───── STORED DATA

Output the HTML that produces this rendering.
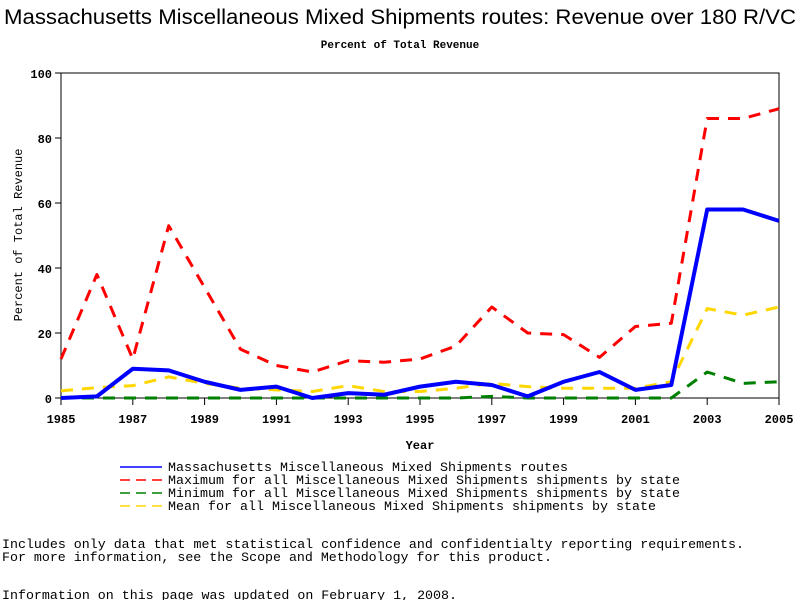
<!DOCTYPE html>
<html><head><meta charset="utf-8"><style>
body{margin:0;background:#fff;width:800px;height:600px;overflow:hidden}
text{font-family:"Liberation Mono",monospace}
</style></head><body>
<svg width="800" height="600">
<text x="4" y="24" textLength="792" lengthAdjust="spacingAndGlyphs" font-size="21" style="font-family:'Liberation Sans',sans-serif">Massachusetts Miscellaneous Mixed Shipments routes: Revenue over 180 R/VC</text>
<text x="400" y="48" text-anchor="middle" font-size="11" font-weight="bold">Percent of Total Revenue</text>
<g id="plot"></g>
<text x="420" y="449" text-anchor="middle" font-size="12" font-weight="bold">Year</text>
<text transform="translate(22,235) rotate(-90)" text-anchor="middle" font-size="12">Percent of Total Revenue</text>
<g id="legend" font-size="13"></g>
<text x="2" y="548" font-size="13" textLength="742" lengthAdjust="spacingAndGlyphs">Includes only data that met statistical confidence and confidentialty reporting requirements.</text>
<text x="2" y="561" font-size="13" textLength="550" lengthAdjust="spacingAndGlyphs">For more information, see the Scope and Methodology for this product.</text>
<text x="2" y="599" font-size="13" textLength="455" lengthAdjust="spacingAndGlyphs">Information on this page was updated on February 1, 2008.</text>
</svg>
<script>
const years=[1985,1986,1987,1988,1989,1990,1991,1992,1993,1994,1995,1996,1997,1998,1999,2000,2001,2002,2003,2004,2005];
const massVals=[0,0.5,9,8.5,5,2.5,3.5,0,1.5,1,3.5,5,4,0.5,5,8,2.5,4,58,58,54.5];
const maxVals=[12,38,12,53,34,15,10,8,11.5,11,12,16,28,20,19.5,12.5,22,23,86,86,89];
const minVals=[0,0,0,0,0,0,0,0,0,0,0,0,0.5,0,0,0,0,0,8,4.5,5];
const meanVals=[2.2,3.2,3.8,6.5,4.5,3,2.5,2,3.8,2,2,3,4.5,3.5,3,3,3,5,27.5,25.5,28];
const yTicks=[0,20,40,60,80,100];
const xTicks=[1985,1987,1989,1991,1993,1995,1997,1999,2001,2003,2005];
const legendLabels=['Massachusetts Miscellaneous Mixed Shipments routes','Maximum for all Miscellaneous Mixed Shipments shipments by state','Minimum for all Miscellaneous Mixed Shipments shipments by state','Mean for all Miscellaneous Mixed Shipments shipments by state'];
const NS="http://www.w3.org/2000/svg";
const X0=61,X1=779,Y0=398,Y1=73;
const xs=v=>X0+(v-1985)/20*(X1-X0);
const ys=v=>Y0-v/100*(Y0-Y1);
const plot=document.getElementById('plot');
function mk(t,a,p){const e=document.createElementNS(NS,t);for(const k in a)e.setAttribute(k,a[k]);(p||plot).appendChild(e);return e;}
const frame=mk('rect',{x:X0,y:Y1,width:X1-X0,height:Y0-Y1,fill:'none',stroke:'#000','stroke-width':1});


yTicks.forEach(v=>{
  const l=mk('line',{x1:X0-6,x2:X0,y1:ys(v),y2:ys(v),stroke:'#000'});
  
  
  const t=mk('text',{x:X0-9,y:ys(v)+5,'text-anchor':'end','font-size':12,'font-weight':'bold'});t.textContent=v;
  
  
});
xTicks.forEach(v=>{
  const l=mk('line',{x1:xs(v),x2:xs(v),y1:Y0,y2:Y0+7,stroke:'#000'});
  
  
  const t=mk('text',{x:xs(v),y:Y0+25,'text-anchor':'middle','font-size':12,'font-weight':'bold'});t.textContent=v;
  
  
});
const series=[
 {vals:minVals,color:'#008000',w:3,dash:'12 9',name:'min-line'},
 {vals:meanVals,color:'#FFD700',w:3,dash:'12 9',name:'mean-line'},
 {vals:maxVals,color:'#FF0000',w:3,dash:'12 9',name:'max-line'},
 {vals:massVals,color:'#0000FF',w:4,dash:'',name:'massachusetts-line'}];
series.forEach(s=>{
  const p=mk('polyline',{points:s.vals.map((v,i)=>xs(years[i])+','+ys(v)).join(' '),fill:'none',stroke:s.color,'stroke-width':s.w,'stroke-dasharray':s.dash,'stroke-linejoin':'round'});
  
  
});
const lg=document.getElementById('legend');
const legendStyles=[['#0000FF',''],['#FF0000','10 6'],['#008000','10 6'],['#FFD700','10 6']];
const legendWidths=[400,512,512,488];
legendLabels.forEach((lab,i)=>{
  const y=467+i*13;
  const l=mk('line',{x1:120,x2:162,y1:y,y2:y,stroke:legendStyles[i][0],'stroke-width':1.5,'stroke-dasharray':legendStyles[i][1]},lg);
  
  
  const t=mk('text',{x:168,y:y+4,'font-size':13,textLength:legendWidths[i],lengthAdjust:'spacingAndGlyphs'},lg);t.textContent=lab;
  
  
});
</script>
</body></html>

──────────

→ **TASK TO CARRY OUT**: List all lines above in which the string "this" appears.

→ **THE OUTPUT**:
Output the HTML that produces this rendering.
<text x="2" y="561" font-size="13" textLength="550" lengthAdjust="spacingAndGlyphs">For more information, see the Scope and Methodology for this product.</text>
<text x="2" y="599" font-size="13" textLength="455" lengthAdjust="spacingAndGlyphs">Information on this page was updated on February 1, 2008.</text>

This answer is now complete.